§ **RECORDED DATA**:
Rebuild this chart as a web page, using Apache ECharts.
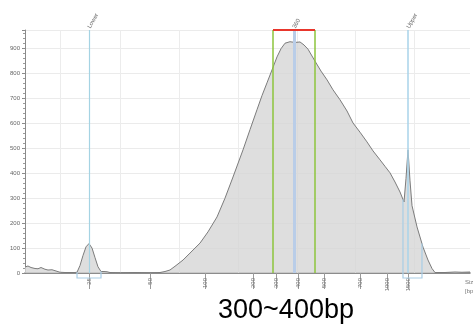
<!DOCTYPE html>
<html>
<head>
<meta charset="utf-8">
<script src="https://cdn.jsdelivr.net/npm/echarts@6/dist/echarts.min.js"></script>
<style>
html,body{margin:0;padding:0;background:#fff;}
#chart{width:473px;height:326px;}
</style>
</head>
<body>
<div id="chart"></div>
<script>
// Electropherogram trace: run position (0-100) vs sample intensity [FU]
const curvePos = [0,0.67,1.35,2.25,2.92,3.6,4.49,5.17,6.07,6.97,7.87,8.99,10.11,11.24,11.69,12.36,13.03,13.71,14.38,15.06,15.73,16.4,17.08,17.75,18.43,19.1,21.35,24.72,28.09,30.34,31.46,32.58,33.93,35.51,37.08,39.33,41.12,43.15,44.94,46.74,48.99,50.56,52.13,53.26,54.38,55.51,56.63,57.53,58.43,59.55,60.67,61.8,62.7,63.6,65.17,66.52,67.87,69.21,70.79,72.36,73.71,75.28,76.85,78.2,79.78,80.9,82.02,83.15,84.27,85.17,85.62,86.07,86.52,86.97,88.09,89.44,90.56,91.46,92.13,94.38,96.63,98.2,100];
const curveFU  = [24,28,22,18,17,22,15,12,13,8,3,2,2,2,3,30,70,105,118,100,62,25,6,6,5,2,1,2,1,2,6,12,30,52,80,120,165,225,300,385,494,575,655,712,763,815,867,900,922,928,925,927,915,898,850,810,775,735,695,650,602,565,526,490,454,428,402,365,325,285,380,494,370,270,185,104,52,18,2,2,4,3,4];

// Ladder (size standard) positions and sizes in bp
const ladderPos = [14.38,28.09,40.45,51.24,56.4,61.35,67.19,75.28,81.35,86.07];
const ladderBp  = ['25','50','100','200','300','400','500','700','1000','1500'];

// Markers: lower marker, sample peak, upper marker
const markerPos   = [14.38,60.45,86.07];
const markerNames = ['Lower','360','Upper'];

// Selected region (300~400bp)
const regionEdges = [55.73,65.17];

// Peak integration boxes: [start, end, FU at start, FU at end]
const peakBoxes = [[11.69,17.08,3,6],[84.94,89.21,295,118]];

// Faint vertical grid positions
const gridPos = [7.87,21.35,34.61,47.87,61.12,74.16,87.42];

const chart = echarts.init(document.getElementById('chart'), null, {renderer:'canvas'});
const lblMap = {};
ladderPos.forEach((p,i)=>{lblMap[p.toFixed(2)] = ladderBp[i];});

const option = {
  animation:false,
  backgroundColor:'#ffffff',
  grid:{left:25,right:3,top:30,bottom:53,containLabel:false,outerBoundsMode:'none'},
  xAxis:{
    type:'value', min:0, max:100,
    axisLine:{show:true,onZero:false,lineStyle:{color:'#6e6e6e',width:1.5}},
    axisTick:{show:true,customValues:ladderPos,length:16,lineStyle:{color:'#9a9a9a',width:1}},
    axisLabel:{show:true,customValues:ladderPos,rotate:90,fontSize:6,color:'#777',margin:5,
      fontFamily:'Liberation Sans',
      formatter:function(v){return lblMap[Number(v).toFixed(2)]||'';}},
    splitLine:{show:false}
  },
  yAxis:{
    type:'value', min:0, max:975, interval:100,
    name:'Sample Intensity [FU]', nameLocation:'middle', nameGap:17, nameRotate:90,
    nameTextStyle:{fontSize:6,color:'#666',fontFamily:'Liberation Sans'},
    axisLine:{show:true,lineStyle:{color:'#8a8a8a',width:1}},
    axisTick:{show:true,length:3,lineStyle:{color:'#8a8a8a'}},
    minorTick:{show:true,splitNumber:5,length:2,lineStyle:{color:'#9a9a9a'}},
    axisLabel:{fontSize:6,color:'#666',margin:5,fontFamily:'Liberation Sans',showMaxLabel:false,
      formatter:function(v){return v%100===0?String(v):'';}},
    splitLine:{show:true,lineStyle:{color:'#ebebeb',width:1}}
  },
  series:[
    {
      name:'grid', type:'line', data:[], silent:true, z:1,
      markLine:{silent:true,symbol:'none',z:1,label:{show:false},
        lineStyle:{color:'#ececec',width:1,type:'solid'},
        data:gridPos.map(p=>({xAxis:p}))}
    },
    {
      name:'trace', type:'line', showSymbol:false, symbol:'none', smooth:false,
      data:curvePos.map((p,i)=>[p,curveFU[i]]),
      lineStyle:{color:'#7b7b7b',width:1},
      areaStyle:{color:'#d6d6d6',opacity:0.8},
      z:3
    },
    {
      name:'markers', type:'line', data:[], silent:true, z:4,
      markLine:{silent:true,symbol:'none',label:{show:false},
        data:[
          {xAxis:markerPos[0],lineStyle:{color:'#a5d3e3',width:1.2,type:'solid'}},
          {xAxis:markerPos[1],lineStyle:{color:'#b9cde8',width:3,type:'solid'}},
          {xAxis:markerPos[2],lineStyle:{color:'#a9d3ea',width:1.5,type:'solid'}},
          {xAxis:regionEdges[0],lineStyle:{color:'#8cc43c',width:1.5,type:'solid'}},
          {xAxis:regionEdges[1],lineStyle:{color:'#8cc43c',width:1.5,type:'solid'}},
          [{coord:[regionEdges[0],975],lineStyle:{color:'#e8362c',width:2,type:'solid'}},{coord:[regionEdges[1],975]}]
        ]}
    },
    {
      name:'boxes', type:'custom', coordinateSystem:'cartesian2d', clip:false, silent:true, z:5,
      data:peakBoxes,
      renderItem:function(params,api){
        const b0=api.coord([api.value(0),0]);
        const b1=api.coord([api.value(1),0]);
        const t0=api.coord([api.value(0),api.value(2)]);
        const t1=api.coord([api.value(1),api.value(3)]);
        return {type:'polyline',shape:{points:[[t0[0],t0[1]],[b0[0],b0[1]+5],[b1[0],b1[1]+5],[t1[0],t1[1]]]},
          style:{stroke:'#a9cde6',lineWidth:1.2,fill:null}};
      }
    },
    {
      name:'markerLabels', type:'scatter', symbolSize:0, silent:true, z:6,
      data:markerPos.map((p,i)=>({value:[p,975],name:markerNames[i]})),
      label:{show:true,position:'top',distance:2,rotate:60,align:'left',verticalAlign:'middle',
        fontSize:6,color:'#444',fontFamily:'Liberation Sans',formatter:function(p){return p.name;}}
    }
  ],
  graphic:[
    {type:'text',left:465,top:279,style:{text:'Size',fontSize:6,fill:'#777',fontFamily:'Liberation Sans'}},
    {type:'text',left:465,top:288,style:{text:'[bp]',fontSize:6,fill:'#777',fontFamily:'Liberation Sans'}},
    {type:'text',x:286,y:311,style:{text:'300~400bp',fontSize:27,fill:'#000',fontFamily:'Liberation Sans',
      textAlign:'center',textVerticalAlign:'middle'}}
  ]
};
chart.setOption(option);
</script>
</body>
</html>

§ **TASK INSTRUCTIONS**:
Transcribe the whole listing exactly. Pictures are excluded.

§ **ANSWER TO THIS TASK**:
Rebuild this chart as a web page, using Apache ECharts.
<!DOCTYPE html>
<html>
<head>
<meta charset="utf-8">
<script src="https://cdn.jsdelivr.net/npm/echarts@6/dist/echarts.min.js"></script>
<style>
html,body{margin:0;padding:0;background:#fff;}
#chart{width:473px;height:326px;}
</style>
</head>
<body>
<div id="chart"></div>
<script>
// Electropherogram trace: run position (0-100) vs sample intensity [FU]
const curvePos = [0,0.67,1.35,2.25,2.92,3.6,4.49,5.17,6.07,6.97,7.87,8.99,10.11,11.24,11.69,12.36,13.03,13.71,14.38,15.06,15.73,16.4,17.08,17.75,18.43,19.1,21.35,24.72,28.09,30.34,31.46,32.58,33.93,35.51,37.08,39.33,41.12,43.15,44.94,46.74,48.99,50.56,52.13,53.26,54.38,55.51,56.63,57.53,58.43,59.55,60.67,61.8,62.7,63.6,65.17,66.52,67.87,69.21,70.79,72.36,73.71,75.28,76.85,78.2,79.78,80.9,82.02,83.15,84.27,85.17,85.62,86.07,86.52,86.97,88.09,89.44,90.56,91.46,92.13,94.38,96.63,98.2,100];
const curveFU  = [24,28,22,18,17,22,15,12,13,8,3,2,2,2,3,30,70,105,118,100,62,25,6,6,5,2,1,2,1,2,6,12,30,52,80,120,165,225,300,385,494,575,655,712,763,815,867,900,922,928,925,927,915,898,850,810,775,735,695,650,602,565,526,490,454,428,402,365,325,285,380,494,370,270,185,104,52,18,2,2,4,3,4];

// Ladder (size standard) positions and sizes in bp
const ladderPos = [14.38,28.09,40.45,51.24,56.4,61.35,67.19,75.28,81.35,86.07];
const ladderBp  = ['25','50','100','200','300','400','500','700','1000','1500'];

// Markers: lower marker, sample peak, upper marker
const markerPos   = [14.38,60.45,86.07];
const markerNames = ['Lower','360','Upper'];

// Selected region (300~400bp)
const regionEdges = [55.73,65.17];

// Peak integration boxes: [start, end, FU at start, FU at end]
const peakBoxes = [[11.69,17.08,3,6],[84.94,89.21,295,118]];

// Faint vertical grid positions
const gridPos = [7.87,21.35,34.61,47.87,61.12,74.16,87.42];

const chart = echarts.init(document.getElementById('chart'), null, {renderer:'canvas'});
const lblMap = {};
ladderPos.forEach((p,i)=>{lblMap[p.toFixed(2)] = ladderBp[i];});

const option = {
  animation:false,
  backgroundColor:'#ffffff',
  grid:{left:25,right:3,top:30,bottom:53,containLabel:false,outerBoundsMode:'none'},
  xAxis:{
    type:'value', min:0, max:100,
    axisLine:{show:true,onZero:false,lineStyle:{color:'#6e6e6e',width:1.5}},
    axisTick:{show:true,customValues:ladderPos,length:16,lineStyle:{color:'#9a9a9a',width:1}},
    axisLabel:{show:true,customValues:ladderPos,rotate:90,fontSize:6,color:'#777',margin:5,
      fontFamily:'Liberation Sans',
      formatter:function(v){return lblMap[Number(v).toFixed(2)]||'';}},
    splitLine:{show:false}
  },
  yAxis:{
    type:'value', min:0, max:975, interval:100,
    name:'Sample Intensity [FU]', nameLocation:'middle', nameGap:17, nameRotate:90,
    nameTextStyle:{fontSize:6,color:'#666',fontFamily:'Liberation Sans'},
    axisLine:{show:true,lineStyle:{color:'#8a8a8a',width:1}},
    axisTick:{show:true,length:3,lineStyle:{color:'#8a8a8a'}},
    minorTick:{show:true,splitNumber:5,length:2,lineStyle:{color:'#9a9a9a'}},
    axisLabel:{fontSize:6,color:'#666',margin:5,fontFamily:'Liberation Sans',showMaxLabel:false,
      formatter:function(v){return v%100===0?String(v):'';}},
    splitLine:{show:true,lineStyle:{color:'#ebebeb',width:1}}
  },
  series:[
    {
      name:'grid', type:'line', data:[], silent:true, z:1,
      markLine:{silent:true,symbol:'none',z:1,label:{show:false},
        lineStyle:{color:'#ececec',width:1,type:'solid'},
        data:gridPos.map(p=>({xAxis:p}))}
    },
    {
      name:'trace', type:'line', showSymbol:false, symbol:'none', smooth:false,
      data:curvePos.map((p,i)=>[p,curveFU[i]]),
      lineStyle:{color:'#7b7b7b',width:1},
      areaStyle:{color:'#d6d6d6',opacity:0.8},
      z:3
    },
    {
      name:'markers', type:'line', data:[], silent:true, z:4,
      markLine:{silent:true,symbol:'none',label:{show:false},
        data:[
          {xAxis:markerPos[0],lineStyle:{color:'#a5d3e3',width:1.2,type:'solid'}},
          {xAxis:markerPos[1],lineStyle:{color:'#b9cde8',width:3,type:'solid'}},
          {xAxis:markerPos[2],lineStyle:{color:'#a9d3ea',width:1.5,type:'solid'}},
          {xAxis:regionEdges[0],lineStyle:{color:'#8cc43c',width:1.5,type:'solid'}},
          {xAxis:regionEdges[1],lineStyle:{color:'#8cc43c',width:1.5,type:'solid'}},
          [{coord:[regionEdges[0],975],lineStyle:{color:'#e8362c',width:2,type:'solid'}},{coord:[regionEdges[1],975]}]
        ]}
    },
    {
      name:'boxes', type:'custom', coordinateSystem:'cartesian2d', clip:false, silent:true, z:5,
      data:peakBoxes,
      renderItem:function(params,api){
        const b0=api.coord([api.value(0),0]);
        const b1=api.coord([api.value(1),0]);
        const t0=api.coord([api.value(0),api.value(2)]);
        const t1=api.coord([api.value(1),api.value(3)]);
        return {type:'polyline',shape:{points:[[t0[0],t0[1]],[b0[0],b0[1]+5],[b1[0],b1[1]+5],[t1[0],t1[1]]]},
          style:{stroke:'#a9cde6',lineWidth:1.2,fill:null}};
      }
    },
    {
      name:'markerLabels', type:'scatter', symbolSize:0, silent:true, z:6,
      data:markerPos.map((p,i)=>({value:[p,975],name:markerNames[i]})),
      label:{show:true,position:'top',distance:2,rotate:60,align:'left',verticalAlign:'middle',
        fontSize:6,color:'#444',fontFamily:'Liberation Sans',formatter:function(p){return p.name;}}
    }
  ],
  graphic:[
    {type:'text',left:465,top:279,style:{text:'Size',fontSize:6,fill:'#777',fontFamily:'Liberation Sans'}},
    {type:'text',left:465,top:288,style:{text:'[bp]',fontSize:6,fill:'#777',fontFamily:'Liberation Sans'}},
    {type:'text',x:286,y:311,style:{text:'300~400bp',fontSize:27,fill:'#000',fontFamily:'Liberation Sans',
      textAlign:'center',textVerticalAlign:'middle'}}
  ]
};
chart.setOption(option);
</script>
</body>
</html>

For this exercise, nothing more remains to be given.